Ulises puso sus condiciones: no quería el suicidio del desesperado. El suyo sería alegre. Ese día le dijo a su mujer.

– Mientras tanto, ¡vivamos a fondo!

El 25 de junio de 1997 dimitió de su mandato de alcalde. Los dos se fueron a Sevilla, una réplica de su primer viaje de enamorados de 1951. Pero en cuanto volvieron, Ulises se ahogaba. Entre julio de 1997 y Navidad de 1998 fue hospitalizado cinco veces. En su última Navidad juntos, la pareja buscó un poco de reposo en Senegal.  Allí, él lo admitió:

– No puedo más. No lo consigo. Hay que hacerlo.

Entonces fue Clara quien se echó para atrás:

– Esperemos al verano, quisiera volver a ver crecer las rosas y madurar las cerezas.

Fijaron la fecha: 25 de julio. Tenían un sentimiento de libertad total. Dejaron de estar sometidos al destino. El hecho de elegir les dio una confianza inmensa. La hija de Ulises llevó a su esposo a Grecia. Pasearon, visitaron…De vuelta a Miraflores prepararon la gran partida con puesta en escena minuciosa.

-Nos divertimos como enanos -se acuerda Clara. – Hacíamos fotocopias de cartas de adiós a escondidas. Mentíamos. Cuando la gente pedía citas a Ulises para el mes de septiembre las agendábamos.

Ulises puso en orden sus asuntos políticos. Ella redactaba cartas a la gente cercana y preparaba paquetes. Todavía se ríe de ello al recordarlo frente a Miralles. Apartó los brazos de las Memorias y le enseñó su pantalón de lana y su rebeca marrón gris:

– Mire por dónde, ¡ahora no tengo nada que ponerme! Di todas las cosas bonitas que tenía a mis amigas.

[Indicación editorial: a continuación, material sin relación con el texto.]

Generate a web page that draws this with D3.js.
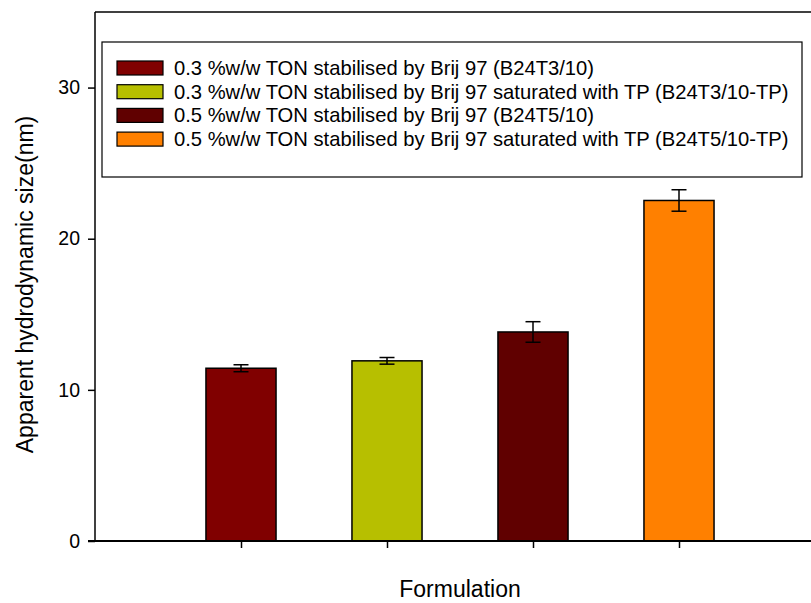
<!DOCTYPE html>
<html lang="en">
<head>
  <meta charset="UTF-8">
  <title>Apparent hydrodynamic size</title>
  <style>
    body { margin: 0; background: #fff; }
    svg text { font-family: "Liberation Sans", Arial, sans-serif; fill: #000; }
  </style>
</head>
<body>
  <svg id="chart"></svg>

  <script src="https://d3js.org/d3.v7.min.js"></script>
  <script>
    // data
    const labels = [
      "0.3 %w/w TON stabilised by Brij 97 (B24T3/10)",
      "0.3 %w/w TON stabilised by Brij 97 saturated with TP (B24T3/10-TP)",
      "0.5 %w/w TON stabilised by Brij 97 (B24T5/10)",
      "0.5 %w/w TON stabilised by Brij 97 saturated with TP (B24T5/10-TP)"
    ];
    const positions = [1, 2, 3, 4];
    const sizes = [11.43, 11.92, 13.83, 22.53];
    const errors = [0.23, 0.22, 0.68, 0.71];
    const colors = ["#800000", "#b7bf00", "#600000", "#ff8000"];
    const yTicks = [0, 10, 20, 30];

    const svgWidth = 811;
    const svgHeight = 603;
    const margin = { top: 12, left: 95, bottom: 62 };
    const plotWidth = 730;   // runs past the right edge, like the original
    const height = svgHeight - margin.top - margin.bottom;

    const svg = d3.select("#chart")
      .attr("width", svgWidth)
      .attr("height", svgHeight);

    const g = svg.append("g")
      .attr("transform", `translate(${margin.left},${margin.top})`);

    const x = d3.scaleLinear().domain([0, 5]).range([0, plotWidth]);
    const y = d3.scaleLinear().domain([0, 35]).range([height, 0]);
    const barW = x(0.48) - x(0);

    // frame: left and top lines
    g.append("line")
      .attr("x1", 0).attr("x2", 0).attr("y1", 0).attr("y2", height)
      .attr("stroke", "#000").attr("stroke-width", 1.5);
    g.append("line")
      .attr("x1", 0).attr("x2", plotWidth).attr("y1", 0).attr("y2", 0)
      .attr("stroke", "#000").attr("stroke-width", 1.5);

    // bars
    g.selectAll(".bar")
      .data(sizes)
      .enter().append("rect")
      .attr("class", "bar")
      .attr("x", (d, i) => x(positions[i]) - barW / 2)
      .attr("y", d => y(d))
      .attr("width", barW)
      .attr("height", d => y(0) - y(d))
      .attr("fill", (d, i) => colors[i])
      .attr("stroke", "#000")
      .attr("stroke-width", 1.5);

    // error bars
    const capW = 15;
    const err = g.selectAll(".err")
      .data(sizes)
      .enter().append("g")
      .attr("class", "err")
      .attr("stroke", "#000")
      .attr("stroke-width", 1.5);
    err.append("line")
      .attr("x1", (d, i) => x(positions[i])).attr("x2", (d, i) => x(positions[i]))
      .attr("y1", (d, i) => y(d + errors[i])).attr("y2", (d, i) => y(d - errors[i]));
    err.append("line")
      .attr("x1", (d, i) => x(positions[i]) - capW / 2).attr("x2", (d, i) => x(positions[i]) + capW / 2)
      .attr("y1", (d, i) => y(d + errors[i])).attr("y2", (d, i) => y(d + errors[i]));
    err.append("line")
      .attr("x1", (d, i) => x(positions[i]) - capW / 2).attr("x2", (d, i) => x(positions[i]) + capW / 2)
      .attr("y1", (d, i) => y(d - errors[i])).attr("y2", (d, i) => y(d - errors[i]));

    // y axis
    const yAxis = g.append("g")
      .call(d3.axisLeft(y).tickValues(yTicks).tickSize(7).tickPadding(8));
    yAxis.select(".domain").remove();
    yAxis.selectAll("line").attr("stroke", "#000").attr("stroke-width", 1.5);
    yAxis.selectAll("text").style("font-size", "19.5px").attr("fill", "#000");

    // x axis
    const xAxis = g.append("g")
      .attr("transform", `translate(0,${height})`)
      .call(d3.axisBottom(x).tickValues(positions).tickSize(7).tickFormat(""));
    xAxis.select(".domain").remove();
    xAxis.selectAll("line").attr("stroke", "#000").attr("stroke-width", 1.5);
    g.append("line")
      .attr("x1", -7).attr("x2", plotWidth).attr("y1", height).attr("y2", height)
      .attr("stroke", "#000").attr("stroke-width", 2);

    // axis titles
    svg.append("text")
      .attr("x", margin.left + x(2.5))
      .attr("y", 597)
      .attr("text-anchor", "middle")
      .style("font-size", "23px")
      .text("Formulation");
    svg.append("text")
      .attr("transform", `translate(33,${margin.top + height / 2 + 8}) rotate(-90)`)
      .attr("text-anchor", "middle")
      .style("font-size", "23px")
      .text("Apparent hydrodynamic size(nm)");

    // legend
    const legend = svg.append("g")
      .attr("transform", "translate(102,42)");
    legend.append("rect")
      .attr("width", 700).attr("height", 135)
      .attr("fill", "#fff").attr("stroke", "#000").attr("stroke-width", 1.2);
    const items = legend.selectAll(".item")
      .data(labels)
      .enter().append("g")
      .attr("class", "item")
      .attr("transform", (d, i) => `translate(15,${26 + i * 23.7})`);
    items.append("rect")
      .attr("x", 0).attr("y", -7)
      .attr("width", 46).attr("height", 14)
      .attr("fill", (d, i) => colors[i])
      .attr("stroke", "#000").attr("stroke-width", 1.2);
    items.append("text")
      .attr("x", 57).attr("y", 7)
      .style("font-size", "20.2px")
      .text(d => d);
  </script>
</body>
</html>
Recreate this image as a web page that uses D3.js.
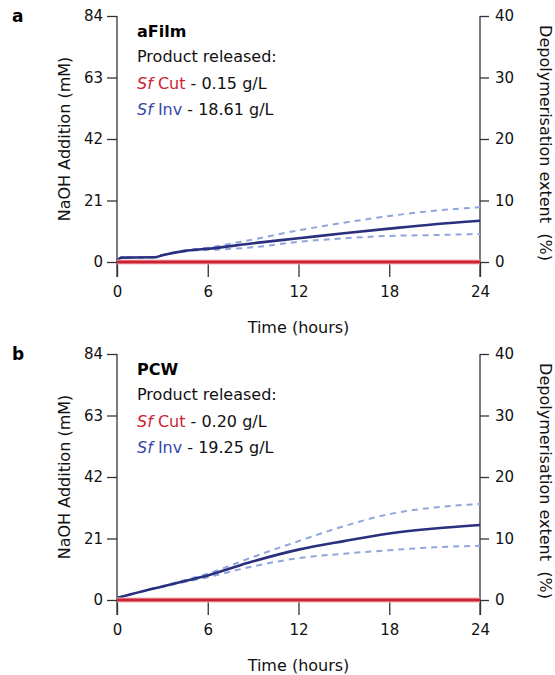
<!DOCTYPE html>
<html>
<head>
<meta charset="utf-8">
<script src="https://cdn.jsdelivr.net/npm/d3@7"></script>
<style>
  body { margin: 0; background: #fff; }
  text { font-family: "DejaVu Sans", Verdana, sans-serif; }
</style>
</head>
<body>
<svg id="chart" width="555" height="675"></svg>
<script>
// hours
var hours = [0, 0.3, 2.5, 3, 4.5, 6, 9, 12, 15, 18, 21, 24];

// aFilm, NaOH addition (mM)
var filmMean  = [0.4, 1.5, 1.6, 2.3, 3.8, 4.5, 6.4, 8.1, 9.8, 11.4, 12.9, 14.1];
var filmUpper = [0.4, 1.5, 1.6, 2.3, 3.9, 4.9, 7.7, 10.8, 13.4, 15.7, 17.5, 18.7];
var filmLower = [0.4, 1.5, 1.6, 2.3, 3.7, 4.1, 5.0, 6.9, 8.1, 8.9, 9.2, 9.6];

// PCW, NaOH addition (mM)
var pcwMean  = [0.7, 1.1, 4.0, 4.6, 6.5, 8.4, 13.2, 17.2, 20.1, 22.7, 24.4, 25.6];
var pcwUpper = [0.7, 1.1, 4.0, 4.7, 6.8, 9.0, 14.7, 20.1, 25.2, 29.3, 31.6, 32.8];
var pcwLower = [0.7, 1.1, 4.0, 4.5, 6.2, 7.8, 11.5, 14.3, 15.8, 17.0, 18.0, 18.5];

// Sf Cut released nothing measurable
var cutZero = hours.map(function () { return 0; });

var leftTicks = [0, 21, 42, 63, 84];
var rightTicks = [0, 10, 20, 30, 40];
var xTicks = [0, 6, 12, 18, 24];

var panels = [
  { letter: "a", name: "aFilm", cut: "0.15", inv: "18.61", top: 16,
    mean: filmMean, upper: filmUpper, lower: filmLower },
  { letter: "b", name: "PCW", cut: "0.20", inv: "19.25", top: 354,
    mean: pcwMean, upper: pcwUpper, lower: pcwLower }
];

var navy = "#2a2f7e", lightBlue = "#8ea6db", red = "#cc2233";
var left = 117, right = 480, h = 246;

var svg = d3.select("#chart");

var x = d3.scaleLinear().domain([0, 24]).range([left, right]);

panels.forEach(function (p) {
  var y = d3.scaleLinear().domain([0, 84]).range([p.top + h, p.top]);
  var yr = d3.scaleLinear().domain([0, 40]).range([p.top + h, p.top]);
  var g = svg.append("g");

  // x axis
  var xa = g.append("g")
    .attr("transform", "translate(0," + (p.top + h) + ")")
    .call(d3.axisBottom(x).tickValues(xTicks).tickSize(15).tickPadding(9));
  // left axis
  var ya = g.append("g")
    .attr("transform", "translate(" + left + ",0)")
    .call(d3.axisLeft(y).tickValues(leftTicks).tickSize(10).tickPadding(4));
  // right axis
  var yra = g.append("g")
    .attr("transform", "translate(" + right + ",0)")
    .call(d3.axisRight(yr).tickValues(rightTicks).tickSize(9).tickPadding(6));

  [xa, ya, yra].forEach(function (a) {
    a.select(".domain").attr("stroke", "#333").attr("stroke-width", 1.3);
    a.selectAll(".tick line").attr("stroke", "#333").attr("stroke-width", 1.3);
    a.selectAll(".tick text").attr("fill", "#111").style("font-size", "15px")
      .style("font-family", "DejaVu Sans, Verdana, sans-serif");
  });
  // vertical axes run down to the bottom of the x ticks
  ya.select(".domain").attr("d", "M0," + p.top + "V" + (p.top + h + 15));
  yra.select(".domain").attr("d", "M0," + p.top + "V" + (p.top + h + 15));
  xa.select(".domain").attr("d", "M" + left + ",0H" + right);

  var line = d3.line()
    .x(function (d, i) { return x(hours[i]); })
    .y(function (d) { return y(d); })
    .curve(d3.curveMonotoneX);

  [p.upper, p.lower].forEach(function (s) {
    g.append("path").datum(s).attr("d", line)
      .attr("fill", "none").attr("stroke", lightBlue)
      .attr("stroke-width", 2).attr("stroke-dasharray", "6,5");
  });
  g.append("path").datum(p.mean).attr("d", line)
    .attr("fill", "none").attr("stroke", navy).attr("stroke-width", 2.6);

  g.append("path").datum(cutZero).attr("d", line)
    .attr("fill", "none").attr("stroke", "#f3b8bd").attr("stroke-width", 5);
  g.append("path").datum(cutZero).attr("d", line)
    .attr("fill", "none").attr("stroke", red).attr("stroke-width", 3);

  // axis titles
  g.append("text")
    .attr("x", (left + right) / 2).attr("y", p.top + h + 71)
    .attr("text-anchor", "middle").style("font-size", "16px").attr("fill", "#111")
    .text("Time (hours)");
  g.append("text")
    .attr("transform", "translate(70," + (p.top + h / 2) + ") rotate(-90)")
    .attr("text-anchor", "middle").style("font-size", "16px").attr("fill", "#111")
    .text("NaOH Addition (mM)");
  g.append("text")
    .attr("transform", "translate(540," + (p.top + h / 2 + 4) + ") rotate(90)")
    .attr("text-anchor", "middle").style("font-size", "16px").attr("fill", "#111")
    .attr("xml:space", "preserve")
    .text("Depolymerisation extent  (%)");

  // panel letter
  g.append("text").attr("x", 12).attr("y", p.top + 6)
    .style("font-size", "17px").style("font-weight", "bold").text(p.letter);

  // annotation
  var tx = 137;
  g.append("text").attr("x", tx).attr("y", p.top + 21)
    .style("font-size", "16px").style("font-weight", "bold").text(p.name);
  g.append("text").attr("x", tx).attr("y", p.top + 46)
    .style("font-size", "16px").attr("fill", "#111").text("Product released:");
  var t1 = g.append("text").attr("x", tx).attr("y", p.top + 73).style("font-size", "16px");
  t1.append("tspan").attr("fill", red).style("font-style", "italic").text("Sf");
  t1.append("tspan").attr("fill", red).text(" Cut");
  t1.append("tspan").attr("fill", "#111").text(" - " + p.cut + " g/L");
  var t2 = g.append("text").attr("x", tx).attr("y", p.top + 99).style("font-size", "16px");
  t2.append("tspan").attr("fill", "#3a48a6").style("font-style", "italic").text("Sf");
  t2.append("tspan").attr("fill", "#3a48a6").text(" Inv");
  t2.append("tspan").attr("fill", "#111").text(" - " + p.inv + " g/L");
});
</script>
</body>
</html>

Todos los que les conocían recibieron un correo. Todos salvo sus hijos.

– ¿Qué podíamos decirles? Conocían la situación. Sabíamos que iba a ser un golpe duro para ellos, pero habían hecho su vida sin consultarnos, entonces nos pareció que teníamos el derecho de elegir nuestra muerte. Nos dijimos que por lo menos los molestaríamos sólo una vez, pensábamos que entenderían. Pero lo tomaron muy mal. Me reprocharon no haberlos consultado.

El suplemento de la edición dominical del Día de Reyes del periódico El Adelantado de Segovia abrió con un titular a doble página:  CLARA MONTES SE ARREPIENTE “Ya no quiero suicidarme, me ponen nerviosa los psiquiatras que se pegan a mí. No los necesito. Sólo confío en el doctor Andrade, mi médico de toda la vida. Desde que me he vuelto un suceso he recibido un montón de cartas muy amables, de mi familia, de amigos, de conocidos, de compañeros de promoción y antiguos alumnos. Me he dicho: no les puedes hacer eso. Era más querida de lo que creía. Sobre todo, pensaba que sin Ulises estaría sola pero no lo estoy. No me siento viuda para nada. Sigue estando conmigo.”